As the train crushed her leg, she could see her life flash in front of her eyes. 25 months later, she became the first-ever amputee to successfully climb Mount Everest.
Born on this day to a modest family in Ambedkar Nagar, her father died when she was young. Sinha's mother, a supervisor in the Health Department, had to juggle her responsibilities as a mother of three and those that accompanied her job. Her struggle instilled an indomitable spirit in Arunima.
She excelled in sports from a young age and had the honour of playing volleyball at the national level. However, like her father who was in the Indian Army, she too wanted to serve the nation in the paramilitary forces.
She got the coveted call letter from CISF (Central Industrial Security Force) in 2011. Arunima's life was about to change, but not in the way she expected it to. The accident changed everything. To save her life, her leg had to be amputated.
In the aftermath of her accident, she received monetary compensation and subsidised costs but Arunima couldn't bear to look at the way people saw her now. Everyone looked at her with pity and sorrow, which fueled the fire within her to make something of her life.
Inspired by Yuvraj Singh and his fight against cancer, Arunima was born again on her hospital bed in AIIMS, Delhi. This is when she decided to scale the peak of Everest and her family supported her decision. She received a lot of unsolicited advice from others, but Sinha couldn't care less.
After getting discharged, she began her training. To gain a better understanding of the climb, she met Bachendri Pal, the first woman to have reached the peak of Everest.
Pal quipped- "My child you decided to climb Mount Everest in these situations with a prosthetic leg. You had climbed, achieved Mount Everest my child now just the date is remaining to the world to know".
Trained at the Nehru Institute of Mountaineering and TATA Steel Adventure, she went to Everest via the Tata-sponsored Eco Everest Expedition. While other people along with her gave up, she kept on going.
Two hours away from the peak, her oxygen levels began to deteriorate and so were her sherpa's. Her sherpa advised that they should head back to the base camp and try again the next day, but she refused.
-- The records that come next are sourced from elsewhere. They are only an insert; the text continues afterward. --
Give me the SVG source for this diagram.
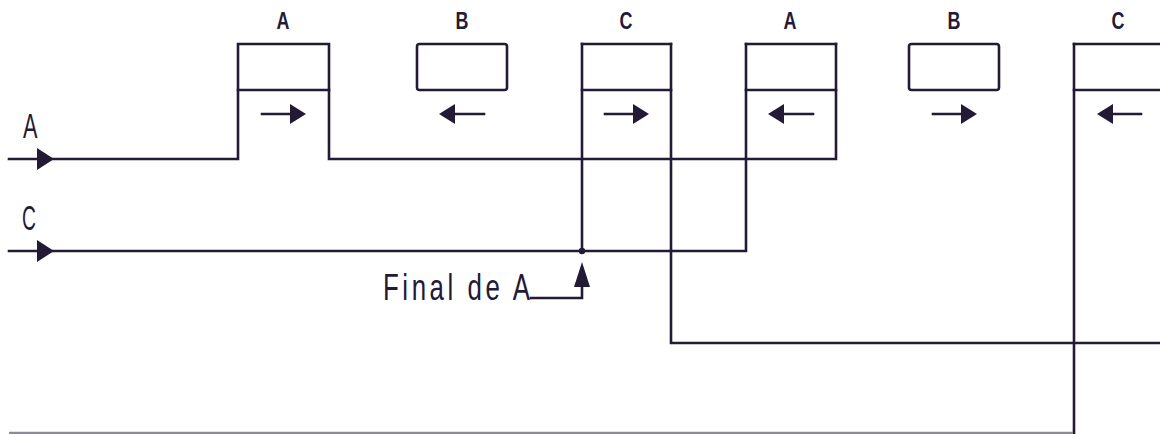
<svg xmlns="http://www.w3.org/2000/svg" width="1160" height="434" viewBox="0 0 1160 434">
<style>
.ln{fill:none;stroke:#231a36;stroke-width:2.6;stroke-linecap:square;stroke-linejoin:miter}
.bx{fill:none;stroke:#231a36;stroke-width:2.6}
.hd{fill:#231a36;stroke:none}
.lb{font-family:"Liberation Sans",Arial,sans-serif;font-weight:bold;font-size:23px;fill:#231a36;text-anchor:middle}
.ll{font-family:"Liberation Sans",Arial,sans-serif;font-size:35px;fill:#231a36}
.fa{font-family:"Liberation Sans",Arial,sans-serif;font-size:37px;fill:#231a36}
</style>
<rect width="1160" height="434" fill="#ffffff"/>

<g id="connectors">
  <path class="ln" d="M9,159 H238 V44 H329 V159 H836 V44"/>
  <path class="ln" d="M9,251 H746 V44"/>
  <path class="ln" d="M582,44 V251"/>
  <circle cx="582" cy="251" r="3.2" class="hd"/>
  <path class="ln" d="M671,44 V343 H1160"/>
  <path class="ln" d="M1074,44 V434"/>
  <path d="M9,433 H1073" fill="none" stroke="#8e8a96" stroke-width="2.4"/>
  <path class="hd" d="M54,159 L37,148 L37,170 Z"/>
  <path class="hd" d="M54,251 L37,240 L37,262 Z"/>
  <path class="ln" d="M531,298 H582 V284"/>
  <path class="hd" d="M582,262 L574,287 L590,287 Z"/>
</g>

<g id="label-A-in"><text class="ll" transform="translate(23,138) scale(0.62,1)">A</text></g>
<g id="label-C-in"><text class="ll" transform="translate(22,230) scale(0.55,1)">C</text></g>
<g id="label-final"><text class="fa" transform="translate(383,300) scale(0.7,1)" textLength="210" lengthAdjust="spacing">Final de A</text></g>

<g id="node-A1">
  <text class="lb" transform="translate(283,29) scale(0.78,1)">A</text>
  <path class="ln" d="M238,90 H329"/>
  <path class="ln" d="M262,114 H292"/>
  <path class="hd" d="M306,114 L290,104 L290,124 Z"/>
</g>

<g id="node-B1">
  <text class="lb" transform="translate(462,29) scale(0.78,1)">B</text>
  <rect class="bx" x="417" y="44" width="90" height="46" rx="2.5"/>
  <path class="ln" d="M452,114 H484"/>
  <path class="hd" d="M439,114 L455,104 L455,124 Z"/>
</g>

<g id="node-C1">
  <text class="lb" transform="translate(626,29) scale(0.78,1)">C</text>
  <path class="ln" d="M582,44 H671 M582,90 H671"/>
  <path class="ln" d="M605,114 H635"/>
  <path class="hd" d="M649,114 L633,104 L633,124 Z"/>
</g>

<g id="node-A2">
  <text class="lb" transform="translate(790,29) scale(0.78,1)">A</text>
  <path class="ln" d="M746,44 H836 M746,90 H836"/>
  <path class="ln" d="M781,114 H813"/>
  <path class="hd" d="M768,114 L784,104 L784,124 Z"/>
</g>

<g id="node-B2">
  <text class="lb" transform="translate(954,29) scale(0.78,1)">B</text>
  <rect class="bx" x="909" y="44" width="90" height="46" rx="2.5"/>
  <path class="ln" d="M933,114 H963"/>
  <path class="hd" d="M977,114 L961,104 L961,124 Z"/>
</g>

<g id="node-C2">
  <text class="lb" transform="translate(1118,29) scale(0.78,1)">C</text>
  <path class="ln" d="M1074,44 H1160 M1074,90 H1160"/>
  <path class="ln" d="M1110,114 H1141"/>
  <path class="hd" d="M1097,114 L1113,104 L1113,124 Z"/>
</g>
</svg>
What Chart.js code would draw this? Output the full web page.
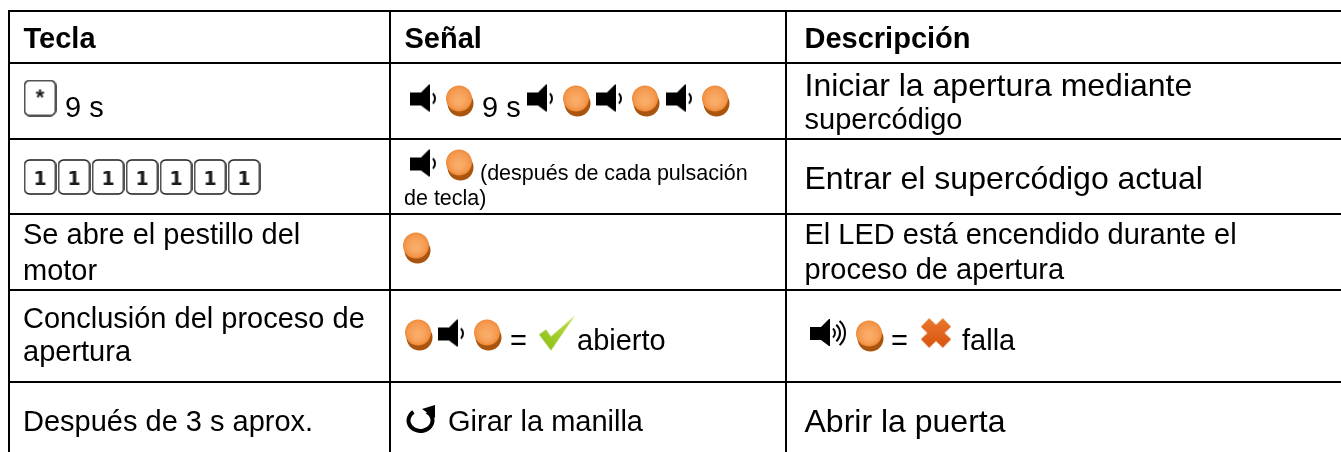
<!DOCTYPE html>
<html>
<head>
<meta charset="utf-8">
<style>
	html, body { margin: 0; padding: 0; background: #fff; }
	#wrap { width: 1341px; height: 452px; }
</style>
<script src="https://cdn.jsdelivr.net/npm/chart.js@4"></script>
</head>
<body>
<div id="wrap"><canvas id="table-chart"></canvas></div>
<script>
// table rules, in axis units
const columnEdges = [9, 390, 786];
const rowEdges = [11, 63, 139, 214, 290, 382];
// texts: [string, x, baseline y, font size]
const headerTexts = [['Tecla', 23.5, 48], ['Señal', 404.5, 48], ['Descripción', 804.5, 48]];
const cellTexts = [
	['9 s', 65, 117, 29],
	['9 s', 482, 117, 29],
	['Iniciar la apertura mediante', 804.5, 96, 32],
	['supercódigo', 804.5, 129, 29],
	['(después de cada pulsación', 480, 180, 21.5],
	['de tecla)', 404, 205, 21.5],
	['Entrar el supercódigo actual', 804.5, 189, 32],
	['Se abre el pestillo del', 23, 244, 29],
	['motor', 23, 280, 29],
	['El LED está encendido durante el', 804.5, 244, 29],
	['proceso de apertura', 804.5, 279, 29],
	['Conclusión del proceso de', 23, 328, 29],
	['apertura', 23, 361, 29],
	['=', 510, 350, 29],
	['abierto', 577, 350, 29],
	['=', 891, 350, 29],
	['falla', 962, 350, 29],
	['Después de 3 s aprox.', 23, 431, 29],
	['Girar la manilla', 448, 431, 29],
	['Abrir la puerta', 804.5, 432, 32]
];
// icon centres
const ledPoints = [[460, 101], [577, 101], [646, 101], [716, 101], [460, 165], [417, 248], [419, 335], [488, 335], [870, 336]];
const speakerPoints = [[423, 98], [540, 98], [609, 98], [679, 98], [423, 163], [451, 333]];
const loudPoints = [[828, 333]];
const checkPoints = [[557, 333]];
const crossPoints = [[936, 333]];
const turnPoints = [[421, 419]];
const starKeys = [[40, 98]];
const oneKeys = [[40, 177], [74, 177], [108, 177], [142, 177], [176, 177], [210, 177], [244, 177]];

function makeIcon (w, h, draw) {
	const c = document.createElement('canvas');
	c.width = w;
	c.height = h;
	draw(c.getContext('2d'));
	return c;
}

const ledIcon = makeIcon(28, 32, g => {
	g.fillStyle = '#a9540f';
	g.beginPath();
	g.arc(14.5, 18.5, 13, 0, Math.PI * 2);
	g.fill();
	const grad = g.createRadialGradient(13, 16, 3, 13, 13, 13);
	grad.addColorStop(0, '#f9ac68');
	grad.addColorStop(0.7, '#f59a50');
	grad.addColorStop(1, '#ee8a38');
	g.fillStyle = grad;
	g.beginPath();
	g.arc(13, 13.5, 13, 0, Math.PI * 2);
	g.fill();
});

function drawSpeakerBody (g) {
	g.fillStyle = '#000';
	g.beginPath();
	g.moveTo(1, 9);
	g.lineTo(12, 9);
	g.lineTo(20, 1);
	g.lineTo(21, 1);
	g.lineTo(21, 28);
	g.lineTo(20, 28);
	g.lineTo(12, 22);
	g.lineTo(1, 22);
	g.closePath();
	g.fill();
}

const speakerIcon = makeIcon(28, 29, g => {
	drawSpeakerBody(g);
	g.strokeStyle = '#000';
	g.lineWidth = 2;
	g.beginPath();
	g.arc(19, 15, 7, -0.8, 0.8);
	g.stroke();
});

const loudIcon = makeIcon(38, 30, g => {
	drawSpeakerBody(g);
	g.strokeStyle = '#000';
	g.lineWidth = 2;
	[6, 11, 16].forEach(r => {
		g.beginPath();
		g.arc(20, 15, r, -0.85, 0.85);
		g.stroke();
	});
});

const checkIcon = makeIcon(38, 37, g => {
	const grad = g.createLinearGradient(0, 36, 36, 0);
	grad.addColorStop(0, '#86bd12');
	grad.addColorStop(1, '#c2e04c');
	g.fillStyle = grad;
	g.beginPath();
	g.moveTo(1, 20);
	g.lineTo(8, 15);
	g.lineTo(13, 22);
	g.lineTo(37, 1);
	g.lineTo(13, 36);
	g.closePath();
	g.fill();
});

const crossIcon = makeIcon(34, 33, g => {
	const grad = g.createLinearGradient(0, 0, 0, 33);
	grad.addColorStop(0, '#ea7a30');
	grad.addColorStop(1, '#d8520a');
	g.strokeStyle = grad;
	g.lineWidth = 12;
	g.beginPath();
	g.moveTo(6, 6);
	g.lineTo(28, 27);
	g.moveTo(28, 6);
	g.lineTo(6, 27);
	g.stroke();
});

const turnIcon = makeIcon(30, 28, g => {
	g.strokeStyle = '#000';
	g.fillStyle = '#000';
	g.lineWidth = 4;
	g.beginPath();
	g.ellipse(14.5, 15.5, 12, 10.5, 0, -1.0, -2.2);
	g.stroke();
	g.beginPath();
	g.moveTo(29, 0);
	g.lineTo(29, 13);
	g.lineTo(16, 4);
	g.closePath();
	g.fill();
});

function makeKey (label, w, h) {
	return makeIcon(w, h, g => {
		g.strokeStyle = '#1a1a1a';
		g.lineWidth = 1.5;
		g.beginPath();
		g.roundRect(1, 1, w - 2, h - 2, 5);
		g.stroke();
		g.fillStyle = '#1a1a1a';
		g.textAlign = 'center';
		if (label == '*') {
			g.font = 'bold 22px "Liberation Sans"';
			g.fillText(label, w / 2, 25);
		} else {
			g.font = 'bold 19px "DejaVu Sans"';
			g.fillText(label, w / 2, 26);
		}
	});
}

// vertical rules run from the top rule down, horizontal ones to the right edge
const ruleSet = (a, b) => ({ data: [a, b], showLine: true, borderColor: '#000', borderWidth: 2, pointRadius: 0, pointHoverRadius: 0 });
const columnRules = columnEdges.map(x => ruleSet({ x: x, y: 10 }, { x: x, y: 452 }));
const rowRules = rowEdges.map(y => ruleSet({ x: 8, y: y }, { x: 1341, y: y }));

const toXY = list => list.map(p => ({ x: p[0], y: p[1] }));
const iconSet = (list, icon) => ({ data: toXY(list), pointStyle: icon, pointRadius: 10, pointHoverRadius: 10, showLine: false });

// draws the table texts through the chart scales
const tableText = {
	id: 'tableText',
	afterDatasetsDraw (chart) {
		const g = chart.ctx;
		const sx = chart.scales.x;
		const sy = chart.scales.y;
		g.save();
		g.fillStyle = '#000';
		g.textBaseline = 'alphabetic';
		g.font = 'bold 29px "Liberation Sans"';
		headerTexts.forEach(t => {
			g.fillText(t[0], sx.getPixelForValue(t[1]), sy.getPixelForValue(t[2]));
		});
		cellTexts.forEach(t => {
			g.font = t[3] + 'px "Liberation Sans"';
			g.fillText(t[0], sx.getPixelForValue(t[1]), sy.getPixelForValue(t[2]));
		});
		g.restore();
	}
};

new Chart(document.getElementById('table-chart'), {
	type: 'scatter',
	data: {
		datasets: [
			...columnRules,
			...rowRules,
			iconSet(ledPoints, ledIcon),
			iconSet(speakerPoints, speakerIcon),
			iconSet(loudPoints, loudIcon),
			iconSet(checkPoints, checkIcon),
			iconSet(crossPoints, crossIcon),
			iconSet(turnPoints, turnIcon),
			iconSet(starKeys, makeKey('*', 33, 37)),
			iconSet(oneKeys, makeKey('1', 33, 36))
		]
	},
	options: {
		responsive: true,
		maintainAspectRatio: false,
		animation: false,
		layout: { padding: 0, autoPadding: false },
		events: [],
		plugins: { legend: { display: false }, tooltip: { enabled: false } },
		scales: {
			x: { type: 'linear', display: false, min: 0, max: 1341 },
			y: { type: 'linear', display: false, min: 0, max: 452, reverse: true }
		}
	},
	plugins: [tableText]
});
</script>
</body>
</html>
The sherpa, in awe of her spirit, decided to continue with her and at 10:55 am on 21 May 2013, Arunima Sinha etched her name into history books by becoming the first-ever amputee to have climbed Everest.
So many years later, Arunima remains one of the few people to have climbed the highest peaks in all the seven continents, the last one being Mount Vinson in Antarctica. Her life serves as a reminder to everyone who loses hope; more than to herself and to the world, she undertook these expeditions for those in a similar position as her, "so that they never lose heart and achieve their dreams. By conquering all the seven summits I will prove that physical disability can never be a hindrance in achieving your life's goal if you have mental strength, strong willpower and firm determination."